A missão ocorre em momento marcado por tensões ao longo da fronteira russoucraniana, que suscitam apreensões legítimas na opinião pública brasileira. A postura do Brasil se ampara solidamente em nossa tradição diplomática. Em 31 de janeiro passado, nós a expressamos em reunião do Conselho de Segurança, proposta pelos Estados Unidos, com o voto favorável do Brasil.

Na ocasião, o Brasil exortou as partes envolvidas, na região e fora dela, a rejeitar o uso da força, evitar medidas unilaterais e descartar cursos de ação contrários à Carta das Nações Unidas. Defendemos soluções de longo prazo, obtidas por meio de medidas de construção de confiança e pelo engajamento recíproco em boa-fé. Os Acordos de Minsk e a Resolução 2202 do mesmo Conselho de Segurança, ambos de 2015, oferecem a base para a contenção das tensões e restauração dos laços de confiança, além de medidas complementares que as partes interessadas possam alcançar pela negociação.
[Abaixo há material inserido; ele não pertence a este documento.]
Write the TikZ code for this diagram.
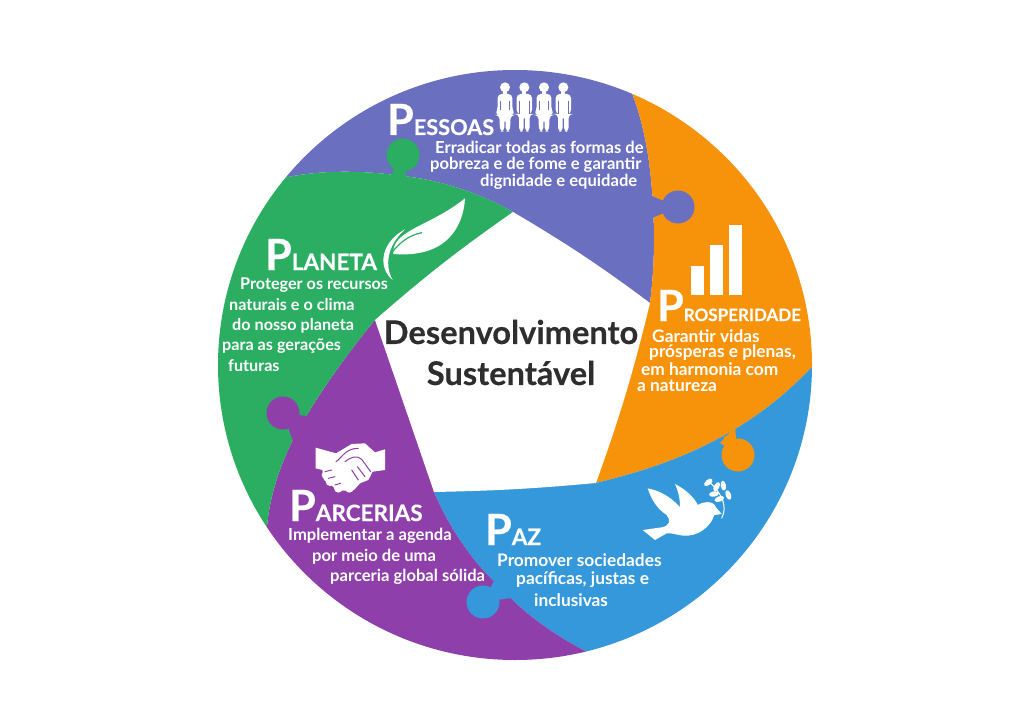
\documentclass[tikz,border=0pt]{standalone}
\usepackage{fontspec}
\setmainfont{Lato}
\newfontfamily\heavyfont[UprightFont=* Bold,FakeBold=0.4]{Lato}
\usetikzlibrary{calc}
\definecolor{pessoascol}{HTML}{6A6FBF}
\definecolor{prosperidadecol}{HTML}{F7930B}
\definecolor{pazcol}{HTML}{3498DA}
\definecolor{parceriascol}{HTML}{8E3FA9}
\definecolor{planetacol}{HTML}{2BAE62}
\definecolor{titlecol}{HTML}{2E2E2E}
\newcommand{\heading}[3][22.5]{{\fontsize{43}{43}\selectfont #2}{\fontsize{#1}{#1}\selectfont #3}}
\tikzset{
    headnode/.style={anchor=base west,inner sep=0pt,text=white,font=\heavyfont},
    bodynode/.style={anchor=west,inner sep=0pt,text=white,font=\fontsize{#1}{#1}\selectfont\bfseries},
    titlenode/.style={inner sep=0pt,text=titlecol,font=\fontsize{32.6}{32.6}\selectfont\heavyfont},
}
\begin{document}
\begin{tikzpicture}[x=1pt,y=-1pt]
    \useasboundingbox (0,0) rectangle (1024,719);
    \coordinate (vtop) at (513,212);
    \coordinate (vright) at (650,303);
    \coordinate (vlowr) at (596,483);
    \coordinate (vlowl) at (434,492);
    \coordinate (vleft) at (375,320);
    \coordinate (mid) at (515,365);
    \begin{scope}
        \clip (mid) ellipse (297 and 295);
        \fill[pessoascol] (vtop) .. controls (480,193) and (440,180) .. (403,176) .. controls (360,170) and (320,170) .. (283,178)
            -- (200,40) -- (640,20) -- (630,88) .. controls (645,125) and (651,165) .. (653,207) .. controls (655,240) and (654,270) .. (vright) -- (mid) -- cycle;
        \fill[prosperidadecol] (vright) .. controls (654,270) and (655,240) .. (653,207) .. controls (651,165) and (645,125) .. (630,88)
            -- (640,20) -- (900,100) -- (900,368) -- (811,368) .. controls (785,395) and (760,415) .. (725,435) .. controls (680,460) and (640,472) .. (vlowr) -- (mid) -- cycle;
        \fill[pazcol] (vlowr) .. controls (640,472) and (680,460) .. (725,435) .. controls (760,415) and (785,395) .. (811,368)
            -- (900,368) -- (900,700) -- (585,700) -- (585,651) .. controls (555,635) and (525,615) .. (500,587) .. controls (475,565) and (450,530) .. (vlowl) -- (mid) -- cycle;
        \fill[parceriascol] (vlowl) .. controls (450,530) and (475,565) .. (500,587) .. controls (525,615) and (555,635) .. (585,651)
            -- (585,700) -- (200,700) -- (200,527) -- (267,527) .. controls (270,490) and (285,450) .. (307,415) .. controls (325,385) and (350,350) .. (vleft) -- (mid) -- cycle;
        \fill[planetacol] (vleft) .. controls (350,350) and (325,385) .. (307,415) .. controls (285,450) and (270,490) .. (267,527)
            -- (200,527) -- (150,100) -- (283,178) .. controls (320,170) and (360,170) .. (403,176) .. controls (440,180) and (480,193) .. (vtop) -- (mid) -- cycle;
    \end{scope}
    % white middle
    \fill[white] (vtop) to[bend left=3] (vright) to[bend left=3] (vlowr) to[bend left=2] (vlowl) to (vleft) to[bend left=3] (vtop) -- cycle;
    % knobs
    \foreach \kx/\ky/\kcol/\ax/\ay/\bx/\by in {
        403/155/planetacol/389/178/407/180,
        678/207/pessoascol/652/196/652/218,
        738/455/prosperidadecol/720/443/735/427,
        483/602/pazcol/495/579/511/598,
        283/413/parceriascol/307/416/293/441}
        {\fill[\kcol] (\kx,\ky) circle (16.5);
         \fill[\kcol] (\ax,\ay) .. controls ($(\ax,\ay)!.5!(\kx,\ky)$) .. (\kx,\ky) .. controls ($(\bx,\by)!.5!(\kx,\ky)$) .. (\bx,\by) -- cycle;
         \draw[\kcol,line width=9pt] ($(\ax,\ay)!.5!(\bx,\by)$) -- (\kx,\ky);}
    % people
    \begin{scope}[shift={(370,70)},scale=1/3]
        \foreach \px in {405,522} {
            \begin{scope}[shift={(\px,0)}]
                \fill[white] (0,52) circle (15);
                \fill[white] (-6,60) rectangle (6,78);
                \fill[white,rounded corners=4] (-22,120) -- (-22,72) -- (22,72) -- (22,120) -- (30,135) -- (17,135) -- (15,185) -- (2,185) -- (2,145) -- (-2,145) -- (-2,185) -- (-15,185) -- (-17,135) -- (-30,135) -- cycle;
                \draw[pessoascol,line width=.5pt] (-13,92) -- (-13,120) (13,92) -- (13,120);
            \end{scope}}
        \foreach \px in {463,580} {
            \begin{scope}[shift={(\px,0)}]
                \fill[white] (0,52) circle (15);
                \fill[white] (-6,60) rectangle (6,78);
                \fill[white,rounded corners=4] (-23,132) -- (-23,72) -- (23,72) -- (23,132) -- (16,132) -- (16,185) -- (2,185) -- (2,135) -- (-2,135) -- (-2,185) -- (-16,185) -- (-16,132) -- cycle;
                \draw[pessoascol,line width=.5pt] (-14,92) -- (-14,132) (14,92) -- (14,132);
            \end{scope}}
    \end{scope}
    % leaf
    \begin{scope}[shift={(370,70)},scale=1/3]
        \fill[white] (70,552) .. controls (65,480) and (180,470) .. (285,385) .. controls (280,470) and (230,565) .. (70,552) -- cycle;
        \draw[planetacol,line width=1.2pt,line cap=round] (155,488) .. controls (120,495) and (90,515) .. (62,552);
        \fill[white] (105,478) .. controls (35,515) and (20,590) .. (68,630) .. controls (45,590) and (48,530) .. (105,478) -- cycle;
    \end{scope}
    % bars
    \begin{scope}[shift={(590,200)},scale=1/3]
        \fill[white] (302,198) rectangle (342,285);
        \fill[white] (360,135) rectangle (398,285);
        \fill[white] (417,75) rectangle (456,285);
    \end{scope}
    % dove
    \begin{scope}[shift={(470,420)},scale=1/3]
        \fill[white] (533,205) .. controls (585,215) and (615,245) .. (630,262) .. controls (630,235) and (625,215) .. (615,192)
            .. controls (650,210) and (675,235) .. (683,255) .. controls (700,245) and (730,240) .. (738,262) -- (755,282) -- (733,285)
            .. controls (720,325) and (680,350) .. (640,347) .. controls (620,345) and (605,338) .. (590,340) -- (555,360) -- (518,330) -- (575,322)
            .. controls (600,318) and (603,300) .. (590,285) .. controls (560,265) and (545,240) .. (533,205) -- cycle;
        \draw[white,line width=1pt] (755,295) .. controls (772,260) and (760,225) .. (715,183);
        \foreach \lx/\ly/\lang in {715/187/40,740/200/60,760/197/100,732/222/10,775/225/110,748/237/20}
            \fill[white,rotate around={\lang:(\lx,\ly)}] (\lx,\ly) ellipse (15 and 8);
    \end{scope}
    % handshake
    \begin{scope}[shift={(250,420)},scale=1/3]
        \fill[white] (197,83) -- (258,100) -- (305,72) -- (345,70) -- (375,97) -- (405,88) -- (405,150) -- (368,155) -- (355,180) -- (330,190) -- (312,210) -- (290,212) -- (262,212) -- (240,192) -- (222,180) -- (217,150) -- (197,145) -- cycle;
        \foreach \hx/\hy in {228/165,240/185,265/205,298/205}
            \fill[white] (\hx,\hy) circle (13);
        \draw[parceriascol,line width=1pt,line cap=round] (258,125) .. controls (275,115) and (285,85) .. (325,85) (285,125) .. controls (305,110) and (320,105) .. (335,118) -- (362,155) (322,140) -- (345,170) (305,150) -- (325,180) (245,150) -- (225,155) (255,170) -- (235,175) (272,190) -- (255,195);
    \end{scope}
    % labels
    \node[headnode] (pessoashead) at (387,135) {\heading[21.7]{P}{ESSOAS}};
    \foreach \tx/\ty/\tline [count=\i] in {435/147/{Erradicar todas as formas de},430/165/{pobreza e de fome e garantir},480/182/{dignidade e equidade}}
        \node[bodynode=16.6] (pessoas\i) at (\tx,\ty) {\tline};
    \node[headnode] (planetahead) at (265,270) {\heading{P}{LANETA}};
    \foreach \tx/\ty/\tline [count=\i] in {240/285/{Proteger os recursos},229/305/{naturais e o clima},232/326/{do nosso planeta},222/346/{para as gerações},228/366/{futuras}}
        \node[bodynode=16.2] (planeta\i) at (\tx,\ty) {\tline};
    \node[headnode] (prosphead) at (657,321) {\heading[17]{P}{ROSPERIDADE}};
    \foreach \tx/\ty/\tline [count=\i] in {652/336/{Garantir vidas},649/353/{prósperas e plenas,},641/369/{em harmonia com},637/386/{a natureza}}
        \node[bodynode=17.3] (prosp\i) at (\tx,\ty) {\tline};
    \node[headnode] (pazhead) at (485,545) {\heading{P}{AZ}};
    \foreach \tx/\ty/\tline [count=\i] in {497/560/{Promover sociedades},516/580/{pacíficas, justas e},534/600/{inclusivas}}
        \node[bodynode=17.3] (paz\i) at (\tx,\ty) {\tline};
    \node[headnode] (parchead) at (289,521) {\heading{P}{ARCERIAS}};
    \foreach \tx/\ty/\tline [count=\i] in {288/536/{Implementar a agenda},312/557/{por meio de uma},330/577/{parceria global sólida}}
        \node[bodynode=16.6] (parc\i) at (\tx,\ty) {\tline};
    \node[titlenode] (title1) at (511,332) {Desenvolvimento};
    \node[titlenode] (title2) at (511,373) {Sustentável};
\end{tikzpicture}
\end{document}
Como desdobramento da visita a Moscou, trabalhamos pela realização, em abril próximo, de nova sessão da Comissão Brasileiro-russa de Cooperação (CAN), instituída em 1997 e fortalecida em 2000, com o estabelecimento da parceria estratégica bilateral. A Comissão se reunirá no Brasil em formato presencial e dará seguimento aos entendimentos alcançados entre os mandatários brasileiro e russo, propiciando melhores resultados a um grande relacionamento que estamos em vias de revigorar.